[Exercise task]: Write out each line word for word. Drop pictures.

START Information shown

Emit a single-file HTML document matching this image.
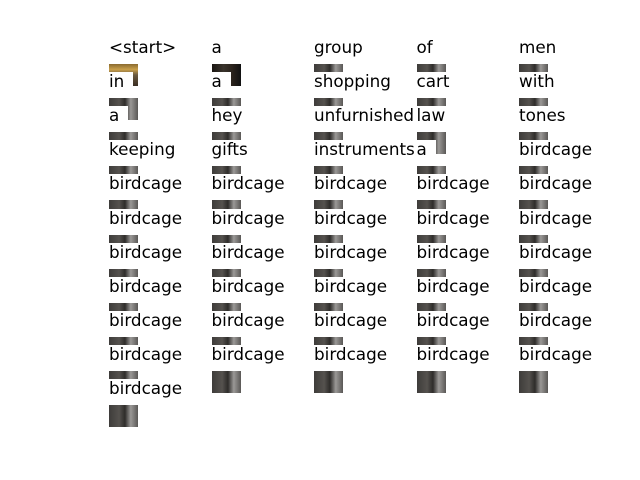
<!DOCTYPE html>
<html><head><meta charset="utf-8"><style>
body{margin:0;background:#fff;}
#fig{position:relative;width:640px;height:480px;overflow:hidden;background:#fff;font-family:"DejaVu Sans","Liberation Sans",sans-serif;}
.img{position:absolute;width:29px;height:22px;}
.ttl{position:absolute;font-size:16.8px;line-height:13.6px;background:#fff;color:#000;white-space:nowrap;padding:3px 9px 3px 3px;}
</style></head><body>
<div id="fig"></div>
<script>
const words = ["<start>","a","group","of","men","in","a","shopping","cart","with","a","hey","unfurnished","law","tones","keeping","gifts","instruments","a","birdcage",
"birdcage","birdcage","birdcage","birdcage","birdcage","birdcage","birdcage","birdcage","birdcage","birdcage",
"birdcage","birdcage","birdcage","birdcage","birdcage","birdcage","birdcage","birdcage","birdcage","birdcage",
"birdcage","birdcage","birdcage","birdcage","birdcage","birdcage","birdcage","birdcage","birdcage","birdcage","birdcage"];
const colX = [109,211.5,314,416.5,519];
const fig = document.getElementById('fig');
const styles = [
 "linear-gradient(180deg,#8a6a30 0%,#c9a04a 25%,#6b5a40 50%,#3a2e22 100%)",
 "linear-gradient(90deg,#1a1612 0%,#3a342c 40%,#2a231c 70%,#111 100%)",
 "linear-gradient(90deg,#3e3c3a 0%,#55524e 35%,#2e2c2a 55%,#9a9896 75%,#5a5856 100%)"
];
for (let i = 0; i < words.length; i++) {
  const r = Math.floor(i / 5), c = i % 5;
  const x = colX[c], base = 52 + r * 34.1;
  const im = document.createElement('div');
  im.className = 'img';
  
  
  im.style.left = x + 'px';
  im.style.top = (base + 12) + 'px';
  im.style.background = i === 0 ? styles[0] : (i === 1 ? styles[1] : styles[2]);
  fig.appendChild(im);
}
for (let i = 0; i < words.length; i++) {
  const r = Math.floor(i / 5), c = i % 5;
  const x = colX[c], base = 52 + r * 34.1;
  const t = document.createElement('div');
  t.className = 'ttl';
  
  
  t.textContent = words[i];
  t.style.left = (x - 3) + 'px';
  t.style.top = (base - 14) + 'px';
  fig.appendChild(t);
}
</script>
</body></html>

END Information shown

[Solution to the problem]:
Emit a single-file HTML document matching this image.
<!DOCTYPE html>
<html><head><meta charset="utf-8"><style>
body{margin:0;background:#fff;}
#fig{position:relative;width:640px;height:480px;overflow:hidden;background:#fff;font-family:"DejaVu Sans","Liberation Sans",sans-serif;}
.img{position:absolute;width:29px;height:22px;}
.ttl{position:absolute;font-size:16.8px;line-height:13.6px;background:#fff;color:#000;white-space:nowrap;padding:3px 9px 3px 3px;}
</style></head><body>
<div id="fig"></div>
<script>
const words = ["<start>","a","group","of","men","in","a","shopping","cart","with","a","hey","unfurnished","law","tones","keeping","gifts","instruments","a","birdcage",
"birdcage","birdcage","birdcage","birdcage","birdcage","birdcage","birdcage","birdcage","birdcage","birdcage",
"birdcage","birdcage","birdcage","birdcage","birdcage","birdcage","birdcage","birdcage","birdcage","birdcage",
"birdcage","birdcage","birdcage","birdcage","birdcage","birdcage","birdcage","birdcage","birdcage","birdcage","birdcage"];
const colX = [109,211.5,314,416.5,519];
const fig = document.getElementById('fig');
const styles = [
 "linear-gradient(180deg,#8a6a30 0%,#c9a04a 25%,#6b5a40 50%,#3a2e22 100%)",
 "linear-gradient(90deg,#1a1612 0%,#3a342c 40%,#2a231c 70%,#111 100%)",
 "linear-gradient(90deg,#3e3c3a 0%,#55524e 35%,#2e2c2a 55%,#9a9896 75%,#5a5856 100%)"
];
for (let i = 0; i < words.length; i++) {
  const r = Math.floor(i / 5), c = i % 5;
  const x = colX[c], base = 52 + r * 34.1;
  const im = document.createElement('div');
  im.className = 'img';
  
  
  im.style.left = x + 'px';
  im.style.top = (base + 12) + 'px';
  im.style.background = i === 0 ? styles[0] : (i === 1 ? styles[1] : styles[2]);
  fig.appendChild(im);
}
for (let i = 0; i < words.length; i++) {
  const r = Math.floor(i / 5), c = i % 5;
  const x = colX[c], base = 52 + r * 34.1;
  const t = document.createElement('div');
  t.className = 'ttl';
  
  
  t.textContent = words[i];
  t.style.left = (x - 3) + 'px';
  t.style.top = (base - 14) + 'px';
  fig.appendChild(t);
}
</script>
</body></html>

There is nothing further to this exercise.